=== DATASET EXCERPT ===

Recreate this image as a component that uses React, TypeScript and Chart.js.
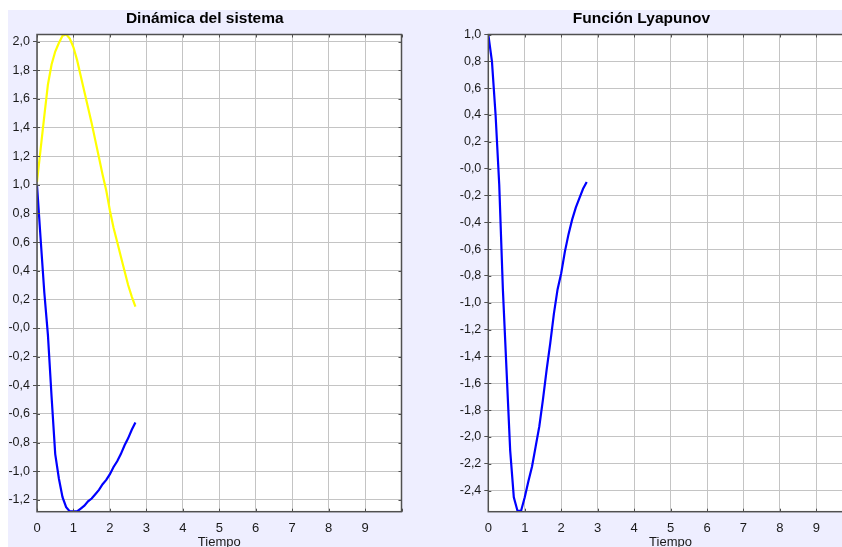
import React, { useEffect, useRef } from 'react';
import { Chart, registerables } from 'chart.js';

Chart.register(...registerables);

// ---- data ----
const TIME = [0, 0.1, 0.2, 0.3, 0.4, 0.5, 0.6, 0.7, 0.8, 0.9, 1.0, 1.1, 1.2, 1.3, 1.4, 1.5, 1.6, 1.7, 1.8, 1.9, 2.0, 2.1, 2.2, 2.3, 2.4, 2.5, 2.6, 2.7];

const ESTADO_AMARILLO = [1.02, 1.25, 1.48, 1.7, 1.84, 1.93, 1.99, 2.04, 2.05, 2.02, 1.96, 1.87, 1.76, 1.65, 1.54, 1.43, 1.31, 1.19, 1.07, 0.96, 0.82, 0.7, 0.6, 0.5, 0.4, 0.3, 0.22, 0.15];

const ESTADO_AZUL = [1.0, 0.62, 0.25, -0.05, -0.48, -0.88, -1.05, -1.18, -1.25, -1.28, -1.28, -1.28, -1.26, -1.24, -1.21, -1.19, -1.16, -1.13, -1.09, -1.06, -1.02, -0.97, -0.93, -0.88, -0.82, -0.77, -0.71, -0.66];

const LYAPUNOV = [1.0, 0.8, 0.4, -0.12, -0.9, -1.5, -2.1, -2.45, -2.55, -2.55, -2.45, -2.33, -2.22, -2.07, -1.92, -1.72, -1.5, -1.3, -1.08, -0.9, -0.78, -0.62, -0.49, -0.38, -0.29, -0.22, -0.15, -0.1];

const X_TICKS = [0, 1, 2, 3, 4, 5, 6, 7, 8, 9, 10];
const X_TICK_LABELS = ['0', '1', '2', '3', '4', '5', '6', '7', '8', '9', ''];

const LEFT_Y_TICKS = [2.0, 1.8, 1.6, 1.4, 1.2, 1.0, 0.8, 0.6, 0.4, 0.2, 0.0, -0.2, -0.4, -0.6, -0.8, -1.0, -1.2];
const LEFT_Y_LABELS = ['2,0', '1,8', '1,6', '1,4', '1,2', '1,0', '0,8', '0,6', '0,4', '0,2', '-0,0', '-0,2', '-0,4', '-0,6', '-0,8', '-1,0', '-1,2'];
const LEFT_Y_RANGE = [-1.282, 2.049];

const RIGHT_Y_TICKS = [1.0, 0.8, 0.6, 0.4, 0.2, 0.0, -0.2, -0.4, -0.6, -0.8, -1.0, -1.2, -1.4, -1.6, -1.8, -2.0, -2.2, -2.4];
const RIGHT_Y_LABELS = ['1,0', '0,8', '0,6', '0,4', '0,2', '-0,0', '-0,2', '-0,4', '-0,6', '-0,8', '-1,0', '-1,2', '-1,4', '-1,6', '-1,8', '-2,0', '-2,2', '-2,4'];
const RIGHT_Y_RANGE = [-2.557, 1.0];

const TITLE_LEFT = 'Dinámica del sistema';
const TITLE_RIGHT = 'Función Lyapunov';
const X_TITLE = 'Tiempo';

// ---- styling ----
const FONT = 'Liberation Sans, Arial, sans-serif';
const BG = '#EEEEFF';
const GRID = '#C4C4C4';
const FRAME = '#505050';
const TEXT = '#1A1A1A';
const CANVAS_H = 544;
const X_AXIS_H = 42.3;

const framePlugin = {
  id: 'frame',
  beforeDraw(chart: any) {
    const { ctx, chartArea: a } = chart;
    ctx.save();
    ctx.fillStyle = '#FFFFFF';
    ctx.fillRect(a.left, a.top, a.right - a.left, a.bottom - a.top);
    ctx.restore();
  },
  afterDatasetsDraw(chart: any) {
    const { ctx, chartArea: a, scales } = chart;
    ctx.save();
    ctx.strokeStyle = FRAME;
    ctx.lineWidth = 1;
    const tl = 3;
    ctx.beginPath();
    for (const t of scales.x.ticks) {
      const px = Math.round(scales.x.getPixelForValue(t.value)) + 0.5;
      ctx.moveTo(px, a.top);
      ctx.lineTo(px, a.top + tl);
      ctx.moveTo(px, a.bottom);
      ctx.lineTo(px, a.bottom - tl);
    }
    for (const t of scales.y.ticks) {
      const py = Math.round(scales.y.getPixelForValue(t.value)) + 0.5;
      ctx.moveTo(a.right, py);
      ctx.lineTo(a.right - tl, py);
      ctx.moveTo(a.left, py);
      ctx.lineTo(a.left + tl, py);
    }
    ctx.stroke();
    ctx.lineWidth = 1.5;
    ctx.strokeRect(a.left, a.top, a.right - a.left, a.bottom - a.top);
    ctx.restore();
  },
};

type Series = { values: number[]; color: string };

function Panel(props: {
  title: string;
  series: Series[];
  yTicks: number[];
  yLabels: string[];
  yRange: number[];
  yWidth: number;
  padRight: number;
  width: number;
  left: number;
}) {
  const ref = useRef<HTMLCanvasElement>(null);
  useEffect(() => {
    if (!ref.current) return;
    const chart = new Chart(ref.current, {
      type: 'line',
      data: {
        datasets: props.series.map((s) => ({
          data: TIME.map((t, i) => ({ x: t, y: s.values[i] })),
          borderColor: s.color,
          backgroundColor: s.color,
          borderWidth: 2.2,
          pointRadius: 0,
          fill: false,
          tension: 0,
        })),
      },
      options: {
        responsive: false,
        animation: false,
        layout: { padding: { left: 0, right: props.padRight, top: 0, bottom: 0 } },
        plugins: {
          legend: { display: false },
          tooltip: { enabled: false },
          title: {
            display: true,
            text: props.title,
            color: '#000000',
            font: { family: FONT, size: 15.5, weight: 'bold', lineHeight: 1 },
            padding: { top: 1, bottom: 8 },
          },
        },
        scales: {
          x: {
            type: 'linear',
            min: 0,
            max: 10,
            afterBuildTicks: (s: any) => {
              s.ticks = X_TICKS.map((v) => ({ value: v }));
            },
            afterFit: (s: any) => {
              s.height = X_AXIS_H;
            },
            ticks: {
              autoSkip: false,
              maxRotation: 0,
              padding: 9,
              color: TEXT,
              font: { family: FONT, size: 13 },
              callback: (_v: any, i: number) => X_TICK_LABELS[i],
            },
            grid: { color: GRID, lineWidth: 1, drawTicks: false },
            border: { display: false },
            title: {
              display: true,
              text: X_TITLE,
              color: TEXT,
              font: { family: FONT, size: 13 },
              padding: { top: 0, bottom: 4 },
            },
          },
          y: {
            type: 'linear',
            min: props.yRange[0],
            max: props.yRange[1],
            afterBuildTicks: (s: any) => {
              s.ticks = props.yTicks.map((v) => ({ value: v }));
            },
            afterFit: (s: any) => {
              s.width = props.yWidth;
            },
            ticks: {
              autoSkip: false,
              padding: 3,
              color: TEXT,
              font: { family: FONT, size: 12.5 },
              callback: (_v: any, i: number) => props.yLabels[i],
            },
            grid: { color: GRID, lineWidth: 1, drawTicks: true, tickLength: 4, tickColor: FRAME },
            border: { display: false },
          },
        },
      },
      plugins: [framePlugin],
    } as any);
    return () => chart.destroy();
  }, []);
  return (
    <canvas
      ref={ref}
      width={props.width}
      height={CANVAS_H}
      style={{ position: 'absolute', left: props.left, top: 0, width: props.width, height: CANVAS_H }}
    />
  );
}

export default function App() {
  return (
    <div
      style={{
        position: 'absolute',
        left: 8,
        top: 10,
        width: 834,
        height: 537,
        background: BG,
        overflow: 'hidden',
      }}
    >
      <Panel
        title={TITLE_LEFT}
        series={[
          { values: ESTADO_AMARILLO, color: '#FFFF00' },
          { values: ESTADO_AZUL, color: '#0000FF' },
        ]}
        yTicks={LEFT_Y_TICKS}
        yLabels={LEFT_Y_LABELS}
        yRange={LEFT_Y_RANGE}
        yWidth={29}
        padRight={28.5}
        width={422}
        left={0}
      />
      <Panel
        title={TITLE_RIGHT}
        series={[{ values: LYAPUNOV, color: '#0000FF' }]}
        yTicks={RIGHT_Y_TICKS}
        yLabels={RIGHT_Y_LABELS}
        yRange={RIGHT_Y_RANGE}
        yWidth={58.3}
        padRight={27.2}
        width={450}
        left={422}
      />
    </div>
  );
}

===

=== GOAL ===
Repeat the listing above exactly from its first line to the line containing "-0.77, -0.71, -0.66];", both included, and omit the pictures.

=== FULL RESPONSE ===
Recreate this image as a component that uses React, TypeScript and Chart.js.
import React, { useEffect, useRef } from 'react';
import { Chart, registerables } from 'chart.js';

Chart.register(...registerables);

// ---- data ----
const TIME = [0, 0.1, 0.2, 0.3, 0.4, 0.5, 0.6, 0.7, 0.8, 0.9, 1.0, 1.1, 1.2, 1.3, 1.4, 1.5, 1.6, 1.7, 1.8, 1.9, 2.0, 2.1, 2.2, 2.3, 2.4, 2.5, 2.6, 2.7];

const ESTADO_AMARILLO = [1.02, 1.25, 1.48, 1.7, 1.84, 1.93, 1.99, 2.04, 2.05, 2.02, 1.96, 1.87, 1.76, 1.65, 1.54, 1.43, 1.31, 1.19, 1.07, 0.96, 0.82, 0.7, 0.6, 0.5, 0.4, 0.3, 0.22, 0.15];

const ESTADO_AZUL = [1.0, 0.62, 0.25, -0.05, -0.48, -0.88, -1.05, -1.18, -1.25, -1.28, -1.28, -1.28, -1.26, -1.24, -1.21, -1.19, -1.16, -1.13, -1.09, -1.06, -1.02, -0.97, -0.93, -0.88, -0.82, -0.77, -0.71, -0.66];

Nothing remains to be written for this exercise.